Im doing an homeassignment in linear algebra!
This is the question I'm having problems with!
The plane M contains two lines;
l1 : (x, y, z) = t(2, −1, 0), t ∈ R,
l2 : (x, y, z) = t(0, 1, 2), t ∈ R.
Determine a point-normal equation of the plane M and compute the acute angle between M and the line;
l3 : (x, y, z) = t(2, 1, 1), t ∈ R. (ON-system assumed.)
I have taken the crossproduct of l1 and l2 and got that computed to be: (-2, -4, 2) , which in my understanding is n (the normal of the plane?) But them I am stuck.I can't understand if the plane contains fully the two lines, or only points from the lines?? From what i've learned two lines are too much information for a plane in 3-dim? Three points or one line and one point is enough.?? Also why is the lines only described in parametric (x, y, x) = t(0,1,2). What does the parameter exactly mean, is it a direction vector? usually is lines not described with: {x-3 = t, y+6 = 3t, z+5 = 2t}…I am probably not understanding the concept completely, I have been trying to do this question for hours now and I really need some help to get me going.
I also know that for shortest distance I want the angle of line and plane to be pi/2, since then cos(theta) will be 0. I can probably also use this somehow??

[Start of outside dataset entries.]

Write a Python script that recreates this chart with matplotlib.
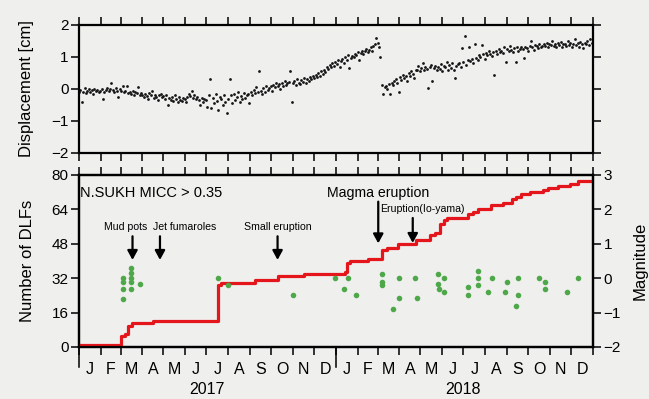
import numpy as np
import matplotlib
matplotlib.use("Agg")
import matplotlib.pyplot as plt
import matplotlib.dates as mdates
from matplotlib.ticker import FixedLocator, NullFormatter

plt.rcParams['font.family'] = ['Liberation Sans', 'DejaVu Sans']

BG = '#efefed'

# displacement [cm], one sample every 2 days from 2017-01-01 (rows ~ 30 days)
disp_start = '2017-01-01'
disp_cm = [
    -0.10, -0.04, -0.40, -0.08, 0.02, -0.12, -0.05, 0.00, -0.09, -0.03, -0.15, 0.01, -0.06, -0.02, -0.08,
    -0.05, 0.00, -0.30, -0.08, -0.02, 0.03, -0.06, 0.00, 0.18, -0.04, -0.10, 0.02, -0.05, -0.25, 0.00,
    -0.05, 0.08, -0.10, -0.06, 0.10, -0.12, -0.08, -0.15, -0.05, -0.20, -0.10, -0.14, 0.05, -0.18, -0.12,
    -0.18, -0.25, -0.15, -0.22, -0.30, -0.12, -0.20, -0.06, -0.28, -0.18, -0.24, -0.35, -0.20, -0.15, -0.26,
    -0.22, -0.30, -0.18, -0.50, -0.28, -0.34, -0.25, -0.38, -0.20, -0.30, -0.42, -0.26, -0.33, -0.36, -0.28,
    -0.32, -0.40, -0.25, -0.15, -0.22, -0.05, -0.28, -0.18, -0.30, -0.25, -0.35, -0.50, -0.28, -0.40, -0.32,
    -0.35, -0.55, -0.20, 0.30, -0.60, -0.28, -0.45, -0.15, -0.38, -0.65, -0.25, -0.30, -0.50, -0.18, -0.40,
    -0.75, -0.30, 0.30, -0.20, -0.45, -0.15, -0.35, -0.25, -0.10, -0.40, -0.22, -0.30, -0.12, -0.28, -0.18,
    -0.15, -0.45, -0.08, -0.20, -0.02, -0.12, 0.05, -0.10, 0.55, -0.05, -0.15, 0.02, -0.08, 0.08, -0.02,
    0.02, 0.10, -0.05, 0.12, 0.05, 0.18, 0.08, 0.15, 0.00, 0.20, 0.10, 0.25, 0.12, 0.18, 0.22,
    0.56, -0.40, 0.18, 0.25, 0.12, 0.30, 0.20, 0.15, 0.28, 0.22, 0.35, 0.18, 0.30, 0.25, 0.38,
    0.30, 0.40, 0.35, 0.45, 0.38, 0.50, 0.42, 0.55, 0.48, 0.60, 0.52, 0.68, 0.62, 0.75, 0.70,
    0.80, 0.72, 0.85, 0.78, 0.92, 0.68, 0.88, 0.95, 0.82, 1.00, 0.90, 1.05, 0.65, 0.98, 1.02,
    1.00, 1.10, 1.05, 1.15, 0.92, 1.12, 1.20, 1.08, 1.18, 1.25, 1.15, 1.22, 1.30, 1.20, 1.35,
    1.40, 1.60, 1.45, 1.30, 1.00, 0.12, -0.16, 0.05, 0.10, 0.00, 0.15, -0.16, 0.20, 0.12, 0.25,
    0.30, 0.20, -0.08, 0.38, 0.28, 0.45, 0.35, 0.40, 0.25, 0.50, 0.42, 0.55, 0.48, 0.35, 0.58,
    0.60, 0.72, 0.55, 0.65, 0.80, 0.58, 0.70, 0.62, 0.04, 0.68, 0.75, 0.25, 0.65, 0.72, 0.60,
    0.70, 0.62, 0.78, 0.55, 0.72, 0.68, 0.85, 0.60, 0.75, 0.65, 0.80, 0.58, 0.35, 0.72, 0.78,
    0.80, 0.70, 1.27, 0.85, 1.65, 0.75, 0.92, 1.30, 0.88, 0.95, 0.82, 1.40, 0.98, 0.90, 1.05,
    1.00, 1.37, 1.08, 0.95, 1.12, 1.05, 1.20, 1.10, 1.02, 1.15, 0.44, 1.18, 1.10, 1.25, 1.15,
    1.20, 1.12, 1.30, 0.85, 1.25, 1.18, 1.35, 1.22, 1.15, 1.28, 0.85, 1.30, 1.20, 1.25, 1.32,
    1.25, 0.96, 1.32, 1.28, 1.20, 1.35, 1.50, 1.30, 1.22, 1.38, 1.33, 1.28, 1.40, 1.30, 1.35,
    1.40, 1.35, 1.45, 1.30, 1.42, 1.38, 1.50, 1.35, 1.40, 1.32, 1.45, 1.38, 1.48, 1.30, 1.42,
    1.42, 1.35, 1.50, 1.38, 1.45, 1.30, 1.40, 1.55, 1.36, 1.44, 1.32, 1.48, 1.40, 1.28, 1.45,
    1.42, 1.50, 1.38, 1.55, 1.45,
]

# cumulative number of DLFs (step curve)
dlf_dates = ['2017-01-01', '2017-03-01', '2017-03-07', '2017-03-12', '2017-03-17', '2017-04-16',
             '2017-07-17', '2017-07-22', '2017-09-08', '2017-10-11', '2017-11-17',
             '2018-01-14', '2018-01-16', '2018-01-21', '2018-02-15', '2018-03-08', '2018-03-14',
             '2018-03-30', '2018-04-25', '2018-05-14', '2018-05-21', '2018-05-28', '2018-06-03',
             '2018-06-07', '2018-07-08', '2018-07-15', '2018-07-22', '2018-08-09', '2018-08-26',
             '2018-09-08', '2018-09-14', '2018-09-21', '2018-10-03', '2018-10-22', '2018-10-29',
             '2018-11-12', '2018-11-29', '2018-12-11', '2019-01-01']
dlf_count = [1, 5, 6, 10, 11, 12,
             29, 30, 31, 33, 34,
             35, 39, 40, 41, 45, 46,
             48, 50, 52, 53, 57, 59,
             60, 62, 63, 64, 66, 67,
             69, 70, 71, 72, 73, 74,
             75, 76, 77, 77]

# magnitudes of DLF events
event_dates = ['2017-03-04'] * 4 + ['2017-03-16'] * 5 + [
    '2017-03-29', '2017-07-17', '2017-07-31', '2017-11-01', '2017-12-31',
    '2018-01-13', '2018-01-18', '2018-01-29', '2018-03-08', '2018-03-08', '2018-03-08',
    '2018-03-23', '2018-03-31', '2018-04-01', '2018-04-23', '2018-04-26',
    '2018-05-26', '2018-05-26', '2018-05-27', '2018-06-04', '2018-06-04',
    '2018-07-07', '2018-07-07', '2018-07-21', '2018-07-21', '2018-07-21',
    '2018-08-05', '2018-08-11', '2018-08-29', '2018-09-01', '2018-09-13',
    '2018-09-17', '2018-09-17', '2018-10-17', '2018-10-25', '2018-10-25',
    '2018-11-25', '2018-12-10']
event_mag = [0.0, -0.1, -0.3, -0.6, 0.3, 0.15, 0.0, -0.1, -0.3,
             -0.18, 0.02, -0.2, -0.49, 0.0,
             -0.3, 0.0, -0.49, 0.11, -0.1, -0.2,
             -0.9, 0.0, -0.58, 0.0, -0.58,
             0.11, -0.17, -0.3, 0.0, -0.4,
             -0.27, -0.49, 0.21, 0.0, -0.2,
             -0.4, 0.0, -0.4, -0.1, -0.8,
             0.0, -0.49, 0.0, -0.1, -0.3,
             -0.4, 0.0]

# volcanic events in 2017: (label, arrow date, label date)
small_events = [('Mud pots', '2017-03-18', '2017-03-08'),
                ('Jet fumaroles', '2017-04-26', '2017-05-31'),
                ('Small eruption', '2017-10-10', '2017-10-10')]

month_letters = ['J', 'F', 'M', 'A', 'M', 'J', 'J', 'A', 'S', 'O', 'N', 'D'] * 2
years = ['2017', '2018']

d = lambda s: mdates.date2num(np.datetime64(s))

x0, x1 = d('2017-01-01'), d('2019-01-01')
month_starts = [d(f'{y}-{m:02d}-01') for y in (2017, 2018) for m in range(1, 13)] + [x1]
month_mids = [(a + b) / 2 for a, b in zip(month_starts[:-1], month_starts[1:])]

fig = plt.figure(figsize=(6.49, 3.99), dpi=100, facecolor=BG)
W, H = 649, 399
ax1 = fig.add_axes([79 / W, (H - 153) / H, 514 / W, 128 / H], facecolor=BG)
ax2 = fig.add_axes([79 / W, (H - 347) / H, 514 / W, 172 / H], facecolor=BG)
ax3 = ax2.twinx()

for a in (ax1, ax2, ax3):
    for s in a.spines.values():
        s.set_linewidth(1.6)
    a.tick_params(which='major', direction='out', length=5.5, width=1.1, labelsize=11, pad=2)

# --- displacement panel
disp_t = np.arange(np.datetime64(disp_start), np.datetime64('2019-01-01'), np.timedelta64(2, 'D'))[:len(disp_cm)]
ax1.scatter(mdates.date2num(disp_t), disp_cm, s=4, color='#151515', linewidths=0)
ax1.set_xlim(x0, x1)
ax1.set_ylim(-2, 2)
ax1.set_yticks([-2, -1, 0, 1, 2])
ax1.set_yticklabels(['\u22122', '\u22121', '0', '1', '2'])
ax1.xaxis.set_major_locator(FixedLocator(month_starts))
ax1.xaxis.set_major_formatter(NullFormatter())
ax1.tick_params(axis='x', top=True, bottom=True)
ax1.tick_params(axis='y', right=True)
ax1.set_ylabel('Displacement [cm]', fontsize=12)
ax1.yaxis.set_label_coords(-0.088, 0.5)

# --- DLF panel
ax2.plot([d(s) for s in dlf_dates], dlf_count, drawstyle='steps-post', color='#e5161b', lw=2.3, zorder=3)
ax3.scatter([d(s) for s in event_dates], event_mag, s=16, color='#4ea84a', linewidths=0, zorder=4)
ax2.set_xlim(x0, x1)
ax2.set_ylim(0, 80)
ax2.set_yticks([0, 16, 32, 48, 64, 80])
ax3.set_ylim(-2, 3)
ax3.set_yticks([-2, -1, 0, 1, 2, 3])
ax3.set_yticklabels(['\u22122', '\u22121', '0', '1', '2', '3'])
ax2.xaxis.set_major_locator(FixedLocator(month_starts))
ax2.xaxis.set_major_formatter(NullFormatter())
ax2.xaxis.set_minor_locator(FixedLocator(month_mids))
ax2.set_xticklabels(month_letters, minor=True)
ax2.tick_params(axis='x', which='minor', length=0, labelsize=11.5, pad=11)
ax2.tick_params(axis='x', which='major', top=True, bottom=True)
ax2.set_ylabel('Number of DLFs', fontsize=12)
ax2.yaxis.set_label_coords(-0.085, 0.5)
ax3.set_ylabel('Magnitude', fontsize=12)
ax3.yaxis.set_label_coords(1.078, 0.5)

# longer ticks at year boundaries
for yb in (d('2017-01-01'), d('2018-01-01')):
    ax2.plot([yb, yb], [0, -0.115], transform=ax2.get_xaxis_transform(), color='k', lw=1.1, clip_on=False)

for y in years:
    ax2.text(d(f'{y}-07-01'), -0.245, y, transform=ax2.get_xaxis_transform(),
             ha='center', va='center', fontsize=11.5)

ax2.text(d('2017-01-03'), 71.5, 'N.SUKH MICC > 0.35', ha='left', va='center', fontsize=10.5)

arrow = dict(arrowstyle='-|>,head_length=0.55,head_width=0.3', color='k', lw=1.6, mutation_scale=10,
             shrinkA=0, shrinkB=0)
for label, arrow_date, text_date in small_events:
    ax2.annotate('', xy=(d(arrow_date), 40.5), xytext=(d(arrow_date), 51.5), arrowprops=arrow)
    ax2.text(d(text_date), 55.8, label, ha='center', va='center', fontsize=7.6)

ax2.annotate('', xy=(d('2018-03-02'), 48.2), xytext=(d('2018-03-02'), 67.6), arrowprops=arrow)
ax2.text(d('2018-03-02'), 71.5, 'Magma eruption', ha='center', va='center', fontsize=10.2)
ax2.annotate('', xy=(d('2018-04-20'), 48.4), xytext=(d('2018-04-20'), 60), arrowprops=arrow)
ax2.text(d('2018-03-04'), 64.2, 'Eruption(Io-yama)', ha='left', va='center', fontsize=7.6)

fig.savefig('out.png', dpi=100, facecolor=BG)
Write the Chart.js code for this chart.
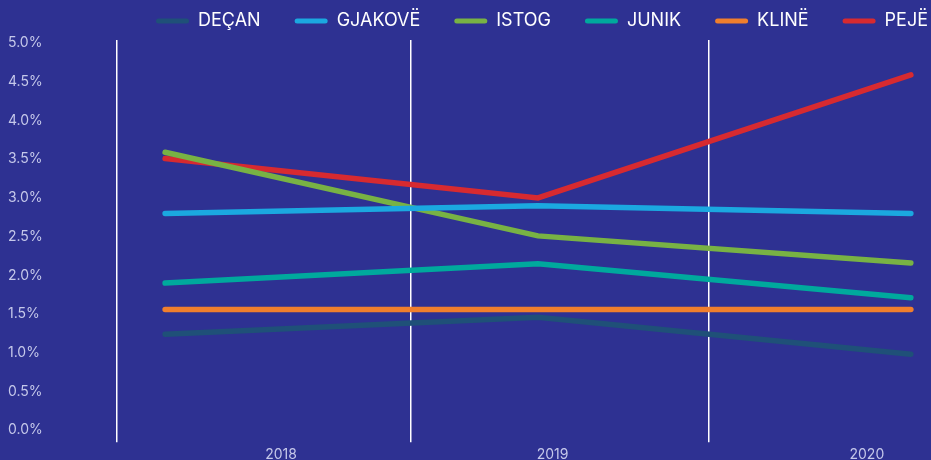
<!DOCTYPE html>
<html>
<head>
<meta charset="utf-8">
<script src="https://cdn.jsdelivr.net/npm/chart.js@4.4.1/dist/chart.umd.min.js"></script>
<style>
  html, body { margin: 0; padding: 0; background: #2e3192; }
  #wrap { width: 931px; height: 460px; }
</style>
</head>
<body>
<div id="wrap"><canvas id="trendChart"></canvas></div>
<script>
// Data (values in %)
const years = ['2018', '2019', '2020'];
const decan = [1.24, 1.46, 0.98];
const gjakove = [2.80, 2.90, 2.80];
const istog = [3.59, 2.51, 2.16];
const junik = [1.90, 2.15, 1.71];
const kline = [1.56, 1.56, 1.56];
const peje = [3.51, 3.00, 4.59];

Chart.defaults.font.family = 'Inter';

// one point per year, x = year index
const toPoints = arr => arr.map((v, i) => ({ x: i, y: v }));

const makeSet = (label, values, color) => ({
  label: label,
  data: toPoints(values),
  borderColor: color,
  backgroundColor: color,
  borderWidth: 5.5,
  borderCapStyle: 'round',
  pointRadius: 0,
  tension: 0,
  fill: false
});

const ctx = document.getElementById('trendChart').getContext('2d');

const trendChart = new Chart(ctx, {
  type: 'line',
  data: {
    datasets: [
      makeSet('DEÇAN', decan, '#1f5078'),
      makeSet('GJAKOVË', gjakove, '#1ba8e0'),
      makeSet('ISTOG', istog, '#78b244'),
      makeSet('JUNIK', junik, '#00a99d'),
      makeSet('KLINË', kline, '#f07f2d'),
      makeSet('PEJË', peje, '#d72a30')
    ]
  },
  options: {
    responsive: true,
    maintainAspectRatio: false,
    animation: false,
    layout: {
      padding: { top: -22, left: 8, right: -31, bottom: -7 }
    },
    plugins: {
      tooltip: { enabled: false },
      legend: {
        position: 'top',
        align: 'end',
        labels: {
          color: '#ffffff',
          font: { size: 18 },
          boxWidth: 33,
          boxHeight: 5,
          padding: 34,
          useBorderRadius: true,
          borderRadius: 2.5,
          generateLabels: chart => {
            // no outline around the legend swatches
            const items = Chart.defaults.plugins.legend.labels.generateLabels(chart);
            items.forEach(item => { item.lineWidth = 0; });
            return items;
          }
        }
      }
    },
    scales: {
      // data axis, also carries the year labels
      x: {
        type: 'linear',
        position: 'bottom',
        weight: 1,
        min: -0.129,
        max: 2.054,
        grid: { display: false, drawTicks: false },
        border: { display: false },
        afterBuildTicks: scale => {
          scale.ticks = [0.311, 1.039, 1.882].map(v => ({ value: v }));
        },
        ticks: {
          color: '#c5c8ea',
          font: { size: 14 },
          padding: 4,
          maxRotation: 0,
          autoSkip: false,
          callback: (value, index) => years[index]
        }
      },
      // white vertical separators
      xGrid: {
        type: 'linear',
        position: 'bottom',
        weight: 0,
        min: -0.129,
        max: 2.054,
        border: { display: false },
        grid: {
          color: '#ffffff',
          lineWidth: 1.5,
          drawTicks: true,
          tickLength: 12
        },
        afterBuildTicks: scale => {
          scale.ticks = [-0.129, 0.660, 1.458].map(v => ({ value: v }));
        },
        ticks: { display: false }
      },
      y: {
        min: 0,
        max: 5.04,
        grid: { display: false },
        border: { display: false },
        afterFit: scale => { scale.width = 109; },
        ticks: {
          stepSize: 0.5,
          includeBounds: false,
          crossAlign: 'far',
          color: '#c5c8ea',
          font: { size: 14 },
          callback: value => value.toFixed(1) + '%'
        }
      }
    }
  }
});
</script>
</body>
</html>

Grateful if I could get some concrete tips and tricks how to do this and what it all really means…
From where do I get the point p0 and p, are they from the lines in the plane or from the line i will compute the acute angle of l-M??
Have I calculated n (normal) to plane correctly??
Why are the lines only described in parameter t??
Best Answer
You're right that it's generally impossible to find a plane that contains two given lines. In fact, it's possible only if the two given lines intersect. Fortunately, the two lines $l_1$ and $l_2$ in your problem do intersect; in fact, they intersect at the origin $(0,0,0)$.
To see this, look at the equations. The line $l_1$ has equation $(x,y,z) = t(2,-1,0)$. This says that every point $(x,y,z)$ on the line is some multiple ($t$) of the vector $(2,-1,0)$. In particular, when $t=0$, you get $(x,y,z) = (0,0,0)$. So, the line passes through the origin and has direction $(2,-1,0)$.
If we let $\mathbf{p}_0 = (0,0,0)$, then $l_1$ has equation $$ (x,y,z) = \mathbf{p}_0 +t(2,-1,0) = (0+2t, 0-t, 0) $$ which might be the kind of line equation you were expecting.
Similarly, the line $l_2$ passes through the origin and has direction $(0,1,2)$.
The plane containing $l_1$ and $l_2$ has normal vector $\mathbf{n} = (-2, -4,2)$, which you correctly computed as a cross product, and it also passes through the origin. So its equation is $(x,y,z).\mathbf{n} = 0$, i.e. $-2x-4y+2z=0$. The equation $x +2y -z =0$ is simpler, and gives you the same plane.
To get the angle between line $l_3$ and the plane, we can get the angle between the line and the plane normal, and then subtract from 90 degrees.
The line $l_3$ is in the direction of the vector $\mathbf{v} = (2,1,1)$, and the plane normal is $\mathbf{n} = (-2, -4,2)$. The angle $\theta$ between these two vectors is given by $$ \cos\theta = \frac {\mathbf{v} \cdot \mathbf{n}} {|\mathbf{v}| \cdot |\mathbf{n}|} = \frac {(2)(-2) + (1)(-4)+(1)(2)} {\sqrt{2^2 + 1^2 + 1^2}\sqrt{(-2)^2 + (-4)^2 + 2^2}} = \frac{-6}{12} $$ Then the angle between the plane and $l_3$ is $90- \theta$.